Every now and then I read books relating to the western theater, or, more rarely now, the eastern theater. While reading B. F. Magee’s, History of the 72d Indiana Volunteer Infantry Of The Mounted Lightning Brigade (1882), I came across a passage that struck me as expressing such a universal sentiment that I decided to share it. Magee’s regiment served throughout the war in the western theater and for most of that time in the “Lightning Brigade.” His regiment was stationed near Macon, Georgia, on May 21, 1865, when the following occurred:
“…as we lay there till 3 o’clock in the morning, we again went over the whole ground of the war, and discussed the effect of peace upon ourselves and upon the country, and upon our chances of making a living when we got home; and so far as making a living was concerned, we unanimously agreed that it would be better for us to stay in the army.

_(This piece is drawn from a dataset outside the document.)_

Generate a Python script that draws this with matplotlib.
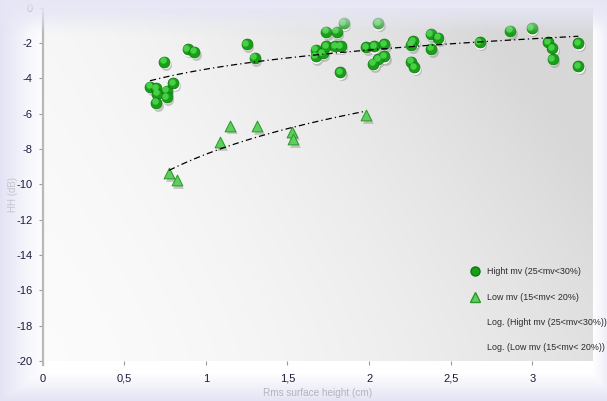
import matplotlib
matplotlib.use("Agg")
import matplotlib.pyplot as plt
import matplotlib.transforms as mtransforms
from matplotlib.lines import Line2D
import numpy as np

plt.rcParams['font.family'] = ['Liberation Sans', 'DejaVu Sans']

# Rms surface height (cm) vs HH backscatter (dB), two soil moisture classes
high_x = [0.746, 0.889, 0.928, 1.250, 1.299, 0.658, 0.695, 0.703, 0.760, 0.760,
          0.801, 0.695, 1.736, 1.801, 1.844, 2.054, 1.673, 1.673, 1.716, 1.736,
          1.793, 1.826, 1.822, 1.981, 2.030, 2.091, 2.091, 2.053, 2.026, 2.271,
          2.257, 2.377, 2.424, 2.379, 2.257, 2.277, 2.677, 2.863, 2.996, 3.098,
          3.122, 3.124, 3.281, 3.281]
high_y = [-3.06, -2.36, -2.49, -2.06, -2.83, -4.48, -4.55, -4.87, -4.70, -5.06,
          -4.27, -5.38, -1.36, -1.36, -0.89, -0.89, -2.38, -2.76, -2.57, -2.19,
          -2.19, -2.19, -3.66, -2.23, -2.19, -2.06, -2.76, -2.91, -3.17, -1.91,
          -2.10, -1.49, -1.70, -2.32, -3.06, -3.38, -1.96, -1.30, -1.17, -1.96,
          -2.29, -2.91, -2.01, -3.31]

low_x = [0.775, 0.822, 1.087, 1.148, 1.316, 1.530, 1.536, 1.981]
low_y = [-9.37, -9.78, -7.63, -6.69, -6.72, -7.01, -7.44, -6.08]

x_ticks = [0, 0.5, 1, 1.5, 2, 2.5, 3]
x_tick_labels = ["0", "0,5", "1", "1,5", "2", "2,5", "3"]
y_ticks = [0, -2, -4, -6, -8, -10, -12, -14, -16, -18, -20]
y_tick_labels = ["0", "-2", "-4", "-6", "-8", "-10", "-12", "-14", "-16", "-18", "-20"]

labels = ["Hight mv (25<mv<30%)", "Low mv (15<mv< 20%)",
          "Log. (Hight mv (25<mv<30%))", "Log. (Low mv (15<mv< 20%))"]

W, H = 607, 401
fig = plt.figure(figsize=(W / 100, H / 100), dpi=100)

# lavender frame behind everything
bg = fig.add_axes([0, 0, 1, 1], zorder=-10)
bg.axis('off')
yy, xx = np.mgrid[0:H, 0:W]
lav = np.array([0.89, 0.89, 0.96])
w_left = np.clip(1 - xx / 45.0, 0, 1) ** 1.2
w_bot = np.clip((yy - 372) / 29.0, 0, 1)
w_right = np.clip((xx - 592) / 15.0, 0, 1) * 0.6
w = np.maximum.reduce([w_left, w_bot, w_right])[..., None]
bg.imshow(np.ones((H, W, 3)) * (1 - w) + lav * w, aspect='auto', extent=(0, 1, 0, 1),
          transform=bg.transAxes)
bg.set_xlim(0, 1)
bg.set_ylim(0, 1)

ax = fig.add_axes([42.5 / W, 40 / H, 549.5 / W, 353.3 / H])
ax.patch.set_alpha(0)

# plot area gradient: white bottom-left to grey top-right
gy, gx = np.mgrid[0:200, 0:300]
u = gx / 299.0
v = 1 - gy / 199.0
t = np.clip(0.75 * u ** 1.6 + 0.45 * v ** 1.4 * (0.3 + u), 0, 1)
shade = 0.985 - 0.14 * t
ax.imshow(np.dstack([shade, shade, shade]), aspect='auto', extent=(0, 1, 0, 1),
          transform=ax.transAxes, zorder=0)


def sphere_points(x, y, size):
    shadow = mtransforms.offset_copy(ax.transData, fig=fig, x=1.2, y=-2.2, units='points')
    rim = mtransforms.offset_copy(ax.transData, fig=fig, x=0.3, y=-1.0, units='points')
    hl = mtransforms.offset_copy(ax.transData, fig=fig, x=-0.9, y=1.0, units='points')
    ax.scatter(x, y, s=size, color='#8a8a8a', alpha=0.45, lw=0, transform=shadow, zorder=2)
    ax.scatter(x, y, s=size, color='white', lw=0, transform=rim, zorder=3)
    ax.scatter(x, y, s=size, color='#1a9e1a', edgecolor='#107410', lw=0.5, zorder=4)
    ax.scatter(x, y, s=size * 0.35, color='#4cd64c', lw=0, alpha=0.9, transform=hl, zorder=5)


def triangle_points(x, y, size):
    shadow = mtransforms.offset_copy(ax.transData, fig=fig, x=1.2, y=-1.8, units='points')
    ax.scatter(x, y, s=size, marker='^', color='#8a8a8a', alpha=0.45, lw=0,
               transform=shadow, zorder=2)
    ax.scatter(x, y, s=size, marker='^', color='#5ccf5c', edgecolor='#2a962a', lw=0.7, zorder=4)


sphere_points(high_x, high_y, 62)
triangle_points(low_x, low_y, 60)

# logarithmic trendlines, least squares on ln(x)
for xs, ys in [(high_x, high_y), (low_x, low_y)]:
    xs = np.asarray(xs)
    b, a = np.polyfit(np.log(xs), np.asarray(ys), 1)
    xf = np.linspace(xs.min(), xs.max(), 200)
    ax.plot(xf, a + b * np.log(xf), color='black', lw=0.9,
            linestyle=(0, (5, 2.5, 1, 2.5)), zorder=6)

ax.set_xlim(0, 3.365)
ax.set_ylim(-20, 0)
ax.set_xticks(x_ticks)
ax.set_xticklabels(x_tick_labels)
ax.set_yticks(y_ticks)
ax.set_yticklabels(y_tick_labels)
ax.tick_params(axis='both', direction='out', length=3, width=0.8, colors='#9a9a9a',
               labelcolor='#1c1c3c', labelsize=8)
ax.tick_params(axis='x', pad=6)
ax.tick_params(axis='y', pad=4)
for s in ['top', 'right', 'bottom']:
    ax.spines[s].set_visible(False)
ax.spines['left'].set_color('#b8b8b8')
ax.spines['left'].set_linewidth(1.6)
ax.spines['left'].set_bounds(-20.2, 0)

ax.set_xlabel("Rms surface height (cm)", fontsize=7.2, color='#b4b4bc', labelpad=3)
ax.set_ylabel("HH (dB)", fontsize=7, color='#c4c4cc')
ax.yaxis.set_label_coords(-24.5 / 549.5, 0.47)

handles = [Line2D([], [], marker='o', linestyle='none', markersize=6.5,
                  markerfacecolor='#1a9e1a', markeredgecolor='#107410'),
           Line2D([], [], marker='^', linestyle='none', markersize=6.5,
                  markerfacecolor='#5ccf5c', markeredgecolor='#2a962a'),
           Line2D([], [], linestyle='none'),
           Line2D([], [], linestyle='none')]
leg = ax.legend(handles, labels, loc='upper left', bbox_to_anchor=(466 / W, 1 - 263 / H),
                bbox_transform=fig.transFigure, frameon=False, fontsize=6.4,
                labelspacing=1.83, handlelength=1.0, handletextpad=0.9, borderpad=0)
for txt in leg.get_texts():
    txt.set_color('#2a2a2a')

# haze along the top edge
hz = fig.add_axes([0, 1 - 34 / H, 1, 34 / H], zorder=20)
hz.axis('off')
ry = np.linspace(0, 1, 68)[:, None]
alpha = 0.95 * np.cos(ry * np.pi / 2) ** 1.1
haze = np.zeros((68, 2, 4))
haze[..., :3] = [0.905, 0.905, 0.965]
haze[..., 3] = alpha
hz.imshow(haze, aspect='auto', extent=(0, 1, 0, 1), transform=hz.transAxes)
hz.set_xlim(0, 1)
hz.set_ylim(0, 1)

fig.savefig("out.png", dpi=100)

We were all farmers, and this was the case with three-fourths of the regiment; and we had been away from our accustomed labor so long that we would not know where or how to take hold. Harvest had already commenced where we were, and we knew that the time for making a crop or engaging in any other kind of business for the year had just now gone by, and we knew it would be almost a year before we could get into any kind of business that would bring us a living; and in our whole squad we do not think there was a man who seemed anxious, or even glad, we were going home” (pages 612-613).
Until I read this passage, I had not really thought of how the war’s end in the springtime impacted soldiers who had agricultural backgrounds. Many regiments that served in the trans-Mississippi, both Union and Confederate, were mostly comprised of farmers and agricultural workers; perhaps their thoughts were similar to those of the men of the 72nd Indiana at the end of the war.